● Given task:
Below is a listing; write it out exactly and drop any images from it.

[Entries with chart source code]

····················

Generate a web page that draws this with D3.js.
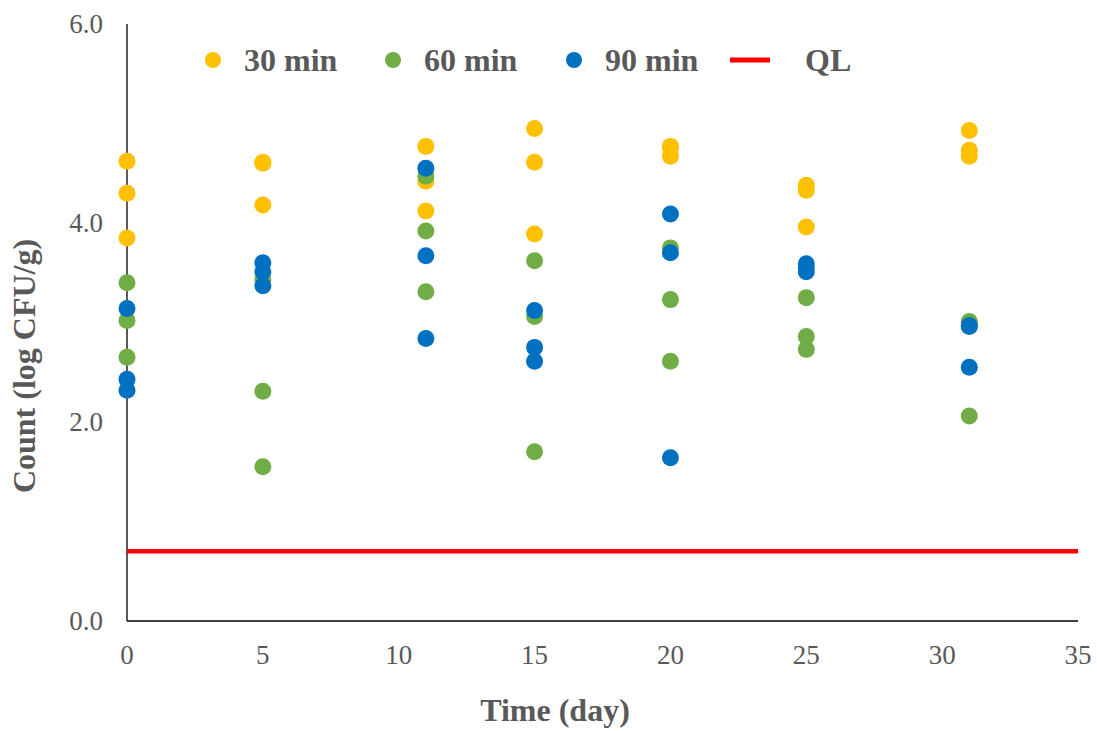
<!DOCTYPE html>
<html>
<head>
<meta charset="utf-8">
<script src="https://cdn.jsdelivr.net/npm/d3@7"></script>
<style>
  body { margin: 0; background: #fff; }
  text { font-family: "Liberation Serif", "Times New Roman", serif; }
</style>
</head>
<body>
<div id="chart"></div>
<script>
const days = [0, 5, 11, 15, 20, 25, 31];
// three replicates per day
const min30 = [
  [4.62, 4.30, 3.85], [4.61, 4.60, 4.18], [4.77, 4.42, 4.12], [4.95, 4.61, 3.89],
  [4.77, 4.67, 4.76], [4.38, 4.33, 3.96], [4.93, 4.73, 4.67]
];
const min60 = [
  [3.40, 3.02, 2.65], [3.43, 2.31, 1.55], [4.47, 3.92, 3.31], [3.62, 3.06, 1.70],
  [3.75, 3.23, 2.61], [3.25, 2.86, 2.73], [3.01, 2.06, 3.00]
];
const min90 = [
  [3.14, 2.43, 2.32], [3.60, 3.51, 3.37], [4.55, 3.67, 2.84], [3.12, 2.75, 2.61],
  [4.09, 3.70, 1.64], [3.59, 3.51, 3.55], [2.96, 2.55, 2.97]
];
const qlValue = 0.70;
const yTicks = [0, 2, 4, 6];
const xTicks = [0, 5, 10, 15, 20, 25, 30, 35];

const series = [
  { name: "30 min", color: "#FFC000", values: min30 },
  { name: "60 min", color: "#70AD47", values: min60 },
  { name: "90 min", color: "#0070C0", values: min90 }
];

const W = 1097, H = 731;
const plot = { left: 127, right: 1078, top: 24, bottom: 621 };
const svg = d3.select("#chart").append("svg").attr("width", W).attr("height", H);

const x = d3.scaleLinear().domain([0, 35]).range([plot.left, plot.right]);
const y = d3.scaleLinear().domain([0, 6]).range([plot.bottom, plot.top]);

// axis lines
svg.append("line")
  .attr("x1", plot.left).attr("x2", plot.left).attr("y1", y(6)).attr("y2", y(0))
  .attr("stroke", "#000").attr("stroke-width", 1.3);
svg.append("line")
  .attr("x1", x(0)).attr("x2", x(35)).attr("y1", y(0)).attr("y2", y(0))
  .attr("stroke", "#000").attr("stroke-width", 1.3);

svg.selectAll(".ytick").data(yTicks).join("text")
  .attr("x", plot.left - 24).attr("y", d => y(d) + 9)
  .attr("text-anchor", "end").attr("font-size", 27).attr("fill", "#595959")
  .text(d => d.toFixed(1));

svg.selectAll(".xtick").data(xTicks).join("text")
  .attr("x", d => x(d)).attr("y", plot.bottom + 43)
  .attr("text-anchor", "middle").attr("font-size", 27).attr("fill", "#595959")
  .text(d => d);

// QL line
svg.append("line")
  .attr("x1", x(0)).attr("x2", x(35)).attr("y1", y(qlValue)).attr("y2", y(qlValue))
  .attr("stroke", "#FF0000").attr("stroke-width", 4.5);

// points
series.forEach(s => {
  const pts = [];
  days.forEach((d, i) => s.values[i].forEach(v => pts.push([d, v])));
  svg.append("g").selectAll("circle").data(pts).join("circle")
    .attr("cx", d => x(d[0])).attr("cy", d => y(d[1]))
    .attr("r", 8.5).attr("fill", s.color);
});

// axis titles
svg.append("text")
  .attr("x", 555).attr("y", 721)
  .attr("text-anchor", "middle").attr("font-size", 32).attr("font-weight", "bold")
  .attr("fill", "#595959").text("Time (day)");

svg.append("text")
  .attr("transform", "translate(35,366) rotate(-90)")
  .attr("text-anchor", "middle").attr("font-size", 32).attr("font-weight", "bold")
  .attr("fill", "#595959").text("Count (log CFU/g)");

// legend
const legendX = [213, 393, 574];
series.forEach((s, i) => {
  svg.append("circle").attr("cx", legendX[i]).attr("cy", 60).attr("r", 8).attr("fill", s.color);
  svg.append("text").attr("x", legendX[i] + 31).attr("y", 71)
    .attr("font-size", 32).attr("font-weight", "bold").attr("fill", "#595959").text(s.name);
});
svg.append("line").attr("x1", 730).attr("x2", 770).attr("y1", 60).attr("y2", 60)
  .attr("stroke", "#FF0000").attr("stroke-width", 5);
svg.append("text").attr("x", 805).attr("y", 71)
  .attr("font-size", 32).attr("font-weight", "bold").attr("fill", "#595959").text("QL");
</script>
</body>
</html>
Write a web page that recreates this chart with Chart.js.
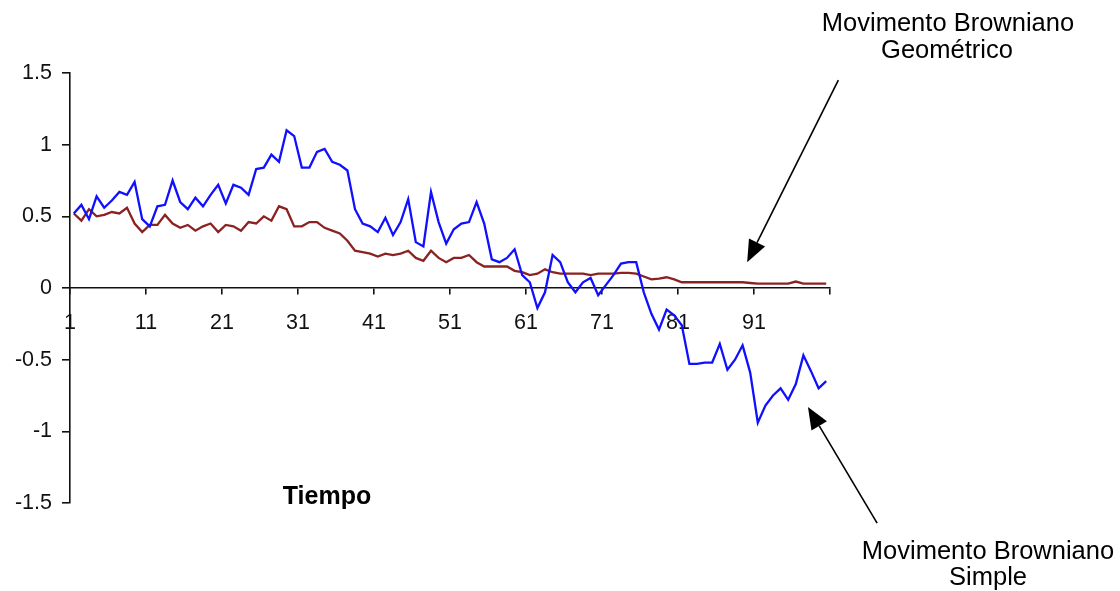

····················

● Answer to this problem:
Generate a web page that draws this with D3.js.
<!DOCTYPE html>
<html>
<head>
<meta charset="utf-8">
<script src="https://cdn.jsdelivr.net/npm/d3@7"></script>
<style>
  body { margin: 0; background: #fff; }
  text { font-family: "Liberation Serif", "Times New Roman", serif; }
</style>
</head>
<body>
<div id="chart"></div>
<script>
const days = [0, 5, 11, 15, 20, 25, 31];
// three replicates per day
const min30 = [
  [4.62, 4.30, 3.85], [4.61, 4.60, 4.18], [4.77, 4.42, 4.12], [4.95, 4.61, 3.89],
  [4.77, 4.67, 4.76], [4.38, 4.33, 3.96], [4.93, 4.73, 4.67]
];
const min60 = [
  [3.40, 3.02, 2.65], [3.43, 2.31, 1.55], [4.47, 3.92, 3.31], [3.62, 3.06, 1.70],
  [3.75, 3.23, 2.61], [3.25, 2.86, 2.73], [3.01, 2.06, 3.00]
];
const min90 = [
  [3.14, 2.43, 2.32], [3.60, 3.51, 3.37], [4.55, 3.67, 2.84], [3.12, 2.75, 2.61],
  [4.09, 3.70, 1.64], [3.59, 3.51, 3.55], [2.96, 2.55, 2.97]
];
const qlValue = 0.70;
const yTicks = [0, 2, 4, 6];
const xTicks = [0, 5, 10, 15, 20, 25, 30, 35];

const series = [
  { name: "30 min", color: "#FFC000", values: min30 },
  { name: "60 min", color: "#70AD47", values: min60 },
  { name: "90 min", color: "#0070C0", values: min90 }
];

const W = 1097, H = 731;
const plot = { left: 127, right: 1078, top: 24, bottom: 621 };
const svg = d3.select("#chart").append("svg").attr("width", W).attr("height", H);

const x = d3.scaleLinear().domain([0, 35]).range([plot.left, plot.right]);
const y = d3.scaleLinear().domain([0, 6]).range([plot.bottom, plot.top]);

// axis lines
svg.append("line")
  .attr("x1", plot.left).attr("x2", plot.left).attr("y1", y(6)).attr("y2", y(0))
  .attr("stroke", "#000").attr("stroke-width", 1.3);
svg.append("line")
  .attr("x1", x(0)).attr("x2", x(35)).attr("y1", y(0)).attr("y2", y(0))
  .attr("stroke", "#000").attr("stroke-width", 1.3);

svg.selectAll(".ytick").data(yTicks).join("text")
  .attr("x", plot.left - 24).attr("y", d => y(d) + 9)
  .attr("text-anchor", "end").attr("font-size", 27).attr("fill", "#595959")
  .text(d => d.toFixed(1));

svg.selectAll(".xtick").data(xTicks).join("text")
  .attr("x", d => x(d)).attr("y", plot.bottom + 43)
  .attr("text-anchor", "middle").attr("font-size", 27).attr("fill", "#595959")
  .text(d => d);

// QL line
svg.append("line")
  .attr("x1", x(0)).attr("x2", x(35)).attr("y1", y(qlValue)).attr("y2", y(qlValue))
  .attr("stroke", "#FF0000").attr("stroke-width", 4.5);

// points
series.forEach(s => {
  const pts = [];
  days.forEach((d, i) => s.values[i].forEach(v => pts.push([d, v])));
  svg.append("g").selectAll("circle").data(pts).join("circle")
    .attr("cx", d => x(d[0])).attr("cy", d => y(d[1]))
    .attr("r", 8.5).attr("fill", s.color);
});

// axis titles
svg.append("text")
  .attr("x", 555).attr("y", 721)
  .attr("text-anchor", "middle").attr("font-size", 32).attr("font-weight", "bold")
  .attr("fill", "#595959").text("Time (day)");

svg.append("text")
  .attr("transform", "translate(35,366) rotate(-90)")
  .attr("text-anchor", "middle").attr("font-size", 32).attr("font-weight", "bold")
  .attr("fill", "#595959").text("Count (log CFU/g)");

// legend
const legendX = [213, 393, 574];
series.forEach((s, i) => {
  svg.append("circle").attr("cx", legendX[i]).attr("cy", 60).attr("r", 8).attr("fill", s.color);
  svg.append("text").attr("x", legendX[i] + 31).attr("y", 71)
    .attr("font-size", 32).attr("font-weight", "bold").attr("fill", "#595959").text(s.name);
});
svg.append("line").attr("x1", 730).attr("x2", 770).attr("y1", 60).attr("y2", 60)
  .attr("stroke", "#FF0000").attr("stroke-width", 5);
svg.append("text").attr("x", 805).attr("y", 71)
  .attr("font-size", 32).attr("font-weight", "bold").attr("fill", "#595959").text("QL");
</script>
</body>
</html>
Write a web page that recreates this chart with Chart.js.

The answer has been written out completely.